== TASK DIRECTIONS ==
Can you set down, exactly as they appear below, the lines from the opening of the material through the one bearing "arrow_head_y = [1.75, 3.01, 3.01, 1.48]", minus the pictures?

»»

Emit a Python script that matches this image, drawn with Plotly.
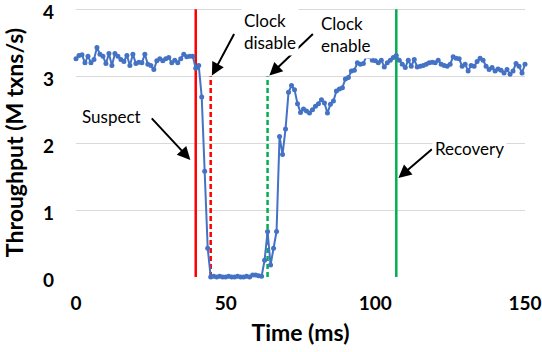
import plotly.graph_objects as go

# ---------------- data ----------------
time_ms = list(range(0, 151))
throughput = [
    3.26, 3.31, 3.32, 3.20, 3.30, 3.20, 3.25, 3.43, 3.33, 3.30,
    3.19, 3.34, 3.16, 3.34, 3.30, 3.25, 3.22, 3.31, 3.16, 3.33,
    3.19, 3.21, 3.20, 3.33, 3.18, 3.16, 3.10, 3.23, 3.26, 3.23,
    3.26, 3.28, 3.20, 3.24, 3.20, 3.26, 3.33, 3.29, 3.30, 3.30,
    3.12, 3.16, 2.69, 1.58, 0.43, 0.00,
    0.01, 0.00, 0.01, 0.00, 0.00, 0.01, 0.00, 0.00, 0.01, 0.00,
    0.00, 0.01, 0.00, 0.03, 0.03, 0.02, 0.01,
    0.25, 0.68, 0.18, 0.43, 0.68, 2.10, 1.83, 2.21, 2.76, 2.86, 2.80, 2.59,
    2.46, 2.51, 2.48, 2.45, 2.50, 2.55, 2.59, 2.65, 2.60, 2.45,
    2.58, 2.63, 2.78, 2.81, 2.83, 2.96, 2.98, 3.08, 3.09, 3.20,
    3.18, 3.19, 3.30, 3.29, 3.24, 3.23, 3.20, 3.24, 3.14, 3.20,
    3.24, 3.28, 3.31, 3.24, 3.18, 3.13,
    3.24, 3.15, 3.25, 3.14, 3.15, 3.16, 3.18, 3.20, 3.21, 3.20,
    3.24, 3.18, 3.16, 3.15, 3.18, 3.29, 3.27, 3.26, 3.15, 3.18,
    3.08, 3.16, 3.15, 3.22, 3.27, 3.24, 3.15, 3.10, 3.13, 3.08,
    3.11, 3.09, 3.05, 3.10, 3.03, 3.08, 3.19, 3.15, 3.05, 3.18,
]

event_times = [40, 45, 64, 107]
event_tops = [4, 3, 3, 4]

x_ticks = [0, 50, 100, 150]
y_ticks = [0, 1, 2, 3, 4]

label_texts = ["Suspect", "Clock<br>disable", "Clock<br>enable", "Recovery"]
label_x = [12.0, 55.0, 81.0, 131.5]
label_y = [2.40, 3.67, 3.63, 1.92]
arrow_head_x = [38.2, 45.4, 64.6, 107.7]
arrow_head_y = [1.75, 3.01, 3.01, 1.48]

# ---------------- styles ----------------
event_colors = ["#FF0000", "#FF0000", "#00B050", "#00B050"]
event_dash = ["solid", "5px,3px", "5px,3px", "solid"]
arrow_ax = [-40, 23, 45, 35]
arrow_ay = [-43, -43, -43, -30]
label_anchor = ["center", "left", "left", "center"]

FONT = "Lato, 'Open Sans', sans-serif"

fig = go.Figure()

for t, top, c, d in zip(event_times, event_tops, event_colors, event_dash):
    fig.add_trace(go.Scatter(
        x=[t, t], y=[0, top], mode="lines",
        line=dict(color=c, width=2.5, dash=d),
        hoverinfo="skip", showlegend=False, cliponaxis=False,
    ))

fig.add_trace(go.Scatter(
    x=time_ms, y=throughput, mode="lines+markers",
    line=dict(color="#4472C4", width=2),
    marker=dict(color="#4472C4", size=5),
    showlegend=False, cliponaxis=False,
))

annotations = []
for hx, hy, ax, ay in zip(arrow_head_x, arrow_head_y, arrow_ax, arrow_ay):
    annotations.append(dict(
        x=hx, y=hy, xref="x", yref="y", ax=ax, ay=ay,
        axref="pixel", ayref="pixel", text="", showarrow=True,
        arrowhead=2, arrowsize=1.3, arrowwidth=2, arrowcolor="black",
        standoff=0, startstandoff=0,
    ))
for txt, lx, ly, anc in zip(label_texts, label_x, label_y, label_anchor):
    annotations.append(dict(
        x=lx, y=ly, xref="x", yref="y", text=txt, showarrow=False,
        xanchor=anc, yanchor="middle", align="left",
        font=dict(family=FONT, size=17, color="black"),
        bgcolor="white", borderpad=2,
    ))

fig.update_layout(
    width=542, height=352,
    margin=dict(l=76, r=17, t=8, b=75),
    paper_bgcolor="white", plot_bgcolor="white",
    font=dict(family=FONT, color="black"),
    annotations=annotations,
    xaxis=dict(
        range=[0, 150], tickvals=x_ticks, showgrid=False, zeroline=False,
        showline=False, ticks="", ticklabelstandoff=13, automargin=False,
        ticklabeloverflow="allow",
        tickfont=dict(family=FONT, size=19, color="black", weight="bold"),
        title=dict(text="<b>Time (ms)</b>", standoff=11,
                   font=dict(family=FONT, size=23, color="black")),
    ),
    yaxis=dict(
        range=[0, 4.02], tickvals=y_ticks, showgrid=True, gridcolor="#D9D9D9",
        gridwidth=1, zeroline=False, showline=False, ticks="",
        ticklabelstandoff=21, ticklabelshift=3, automargin=False,
        ticklabeloverflow="allow",
        tickfont=dict(family=FONT, size=19, color="black", weight="bold"),
        title=dict(text="<b>Throughput (M txns/s)</b>", standoff=13,
                   font=dict(family=FONT, size=23, color="black")),
    ),
)

fig.write_html(
    "out.html",
    config={"displayModeBar": False},
    post_script="document.body.style.margin='0';document.body.style.overflow='hidden';",
)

««

== EXERCISE SOLUTION ==
Emit a Python script that matches this image, drawn with Plotly.
import plotly.graph_objects as go

# ---------------- data ----------------
time_ms = list(range(0, 151))
throughput = [
    3.26, 3.31, 3.32, 3.20, 3.30, 3.20, 3.25, 3.43, 3.33, 3.30,
    3.19, 3.34, 3.16, 3.34, 3.30, 3.25, 3.22, 3.31, 3.16, 3.33,
    3.19, 3.21, 3.20, 3.33, 3.18, 3.16, 3.10, 3.23, 3.26, 3.23,
    3.26, 3.28, 3.20, 3.24, 3.20, 3.26, 3.33, 3.29, 3.30, 3.30,
    3.12, 3.16, 2.69, 1.58, 0.43, 0.00,
    0.01, 0.00, 0.01, 0.00, 0.00, 0.01, 0.00, 0.00, 0.01, 0.00,
    0.00, 0.01, 0.00, 0.03, 0.03, 0.02, 0.01,
    0.25, 0.68, 0.18, 0.43, 0.68, 2.10, 1.83, 2.21, 2.76, 2.86, 2.80, 2.59,
    2.46, 2.51, 2.48, 2.45, 2.50, 2.55, 2.59, 2.65, 2.60, 2.45,
    2.58, 2.63, 2.78, 2.81, 2.83, 2.96, 2.98, 3.08, 3.09, 3.20,
    3.18, 3.19, 3.30, 3.29, 3.24, 3.23, 3.20, 3.24, 3.14, 3.20,
    3.24, 3.28, 3.31, 3.24, 3.18, 3.13,
    3.24, 3.15, 3.25, 3.14, 3.15, 3.16, 3.18, 3.20, 3.21, 3.20,
    3.24, 3.18, 3.16, 3.15, 3.18, 3.29, 3.27, 3.26, 3.15, 3.18,
    3.08, 3.16, 3.15, 3.22, 3.27, 3.24, 3.15, 3.10, 3.13, 3.08,
    3.11, 3.09, 3.05, 3.10, 3.03, 3.08, 3.19, 3.15, 3.05, 3.18,
]

event_times = [40, 45, 64, 107]
event_tops = [4, 3, 3, 4]

x_ticks = [0, 50, 100, 150]
y_ticks = [0, 1, 2, 3, 4]

label_texts = ["Suspect", "Clock<br>disable", "Clock<br>enable", "Recovery"]
label_x = [12.0, 55.0, 81.0, 131.5]
label_y = [2.40, 3.67, 3.63, 1.92]
arrow_head_x = [38.2, 45.4, 64.6, 107.7]
arrow_head_y = [1.75, 3.01, 3.01, 1.48]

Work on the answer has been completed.